(The Week of July 20, 2015)
Seven days, lots of science in the news. Here’s our roundup of some of the week’s most notable and quotable items:
Stephen Hawking is one of the scientific powerhouses lending support to a new 10-year, $100 million effort to find extraterrestrial life by surveying the 1 million stars closest to Earth. (And there’s an Android app for that.)
German scientists are investigating why astronauts’ skin gets thinner in space.
Arctic sea ice recovered a little bit in 2013 thanks to an unusually cool summer, but researchers don’t expect the recovery to last in the long term.
The oceans are warming faster than climate models originally predicted.
June 2015 is the warmest June on record, according to data from three separate agencies.
A fossil specimen of what looks like a 15-centimeter snake, from nose to tail, has four legs, but scientists disagree on whether it is an early snake or an early snake relative.

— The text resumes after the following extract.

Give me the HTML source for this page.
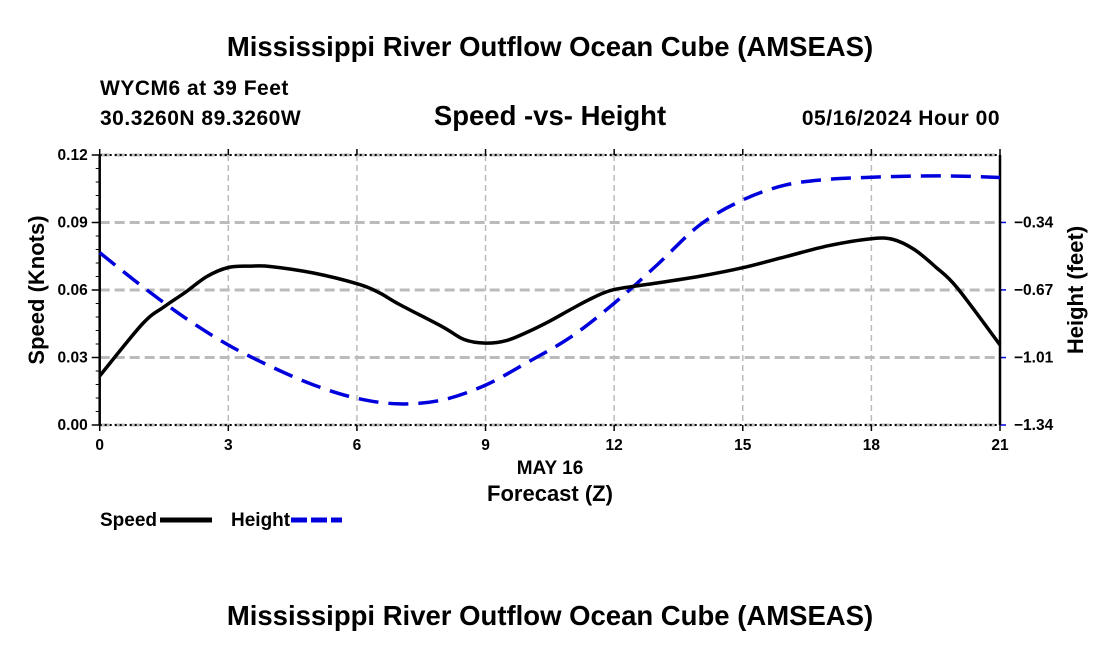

Studies show that exercise may be beneficial to people in the early stages of Alzheimer’s disease.
A robot is hitchhiking across America.
Observations of cool molecular gas falling in toward the center of a galaxy indicate the fueling of star formation in the early universe.
New images from New Horizons reveal additional ice mountains on Pluto’s “heart.”
The Philae lander fell silent again, perhaps because its position was shifted by gas emissions on comet 67P’s surface.
“Dadbod” is real: A new study that tracked more than 10,000 men over 20 years found that those who became fathers experienced an average of 2 to 2.6 percent increase in their body mass index (BMI), “a measure of body fat based on height and weight,” while the average man with no kids actually lost weight.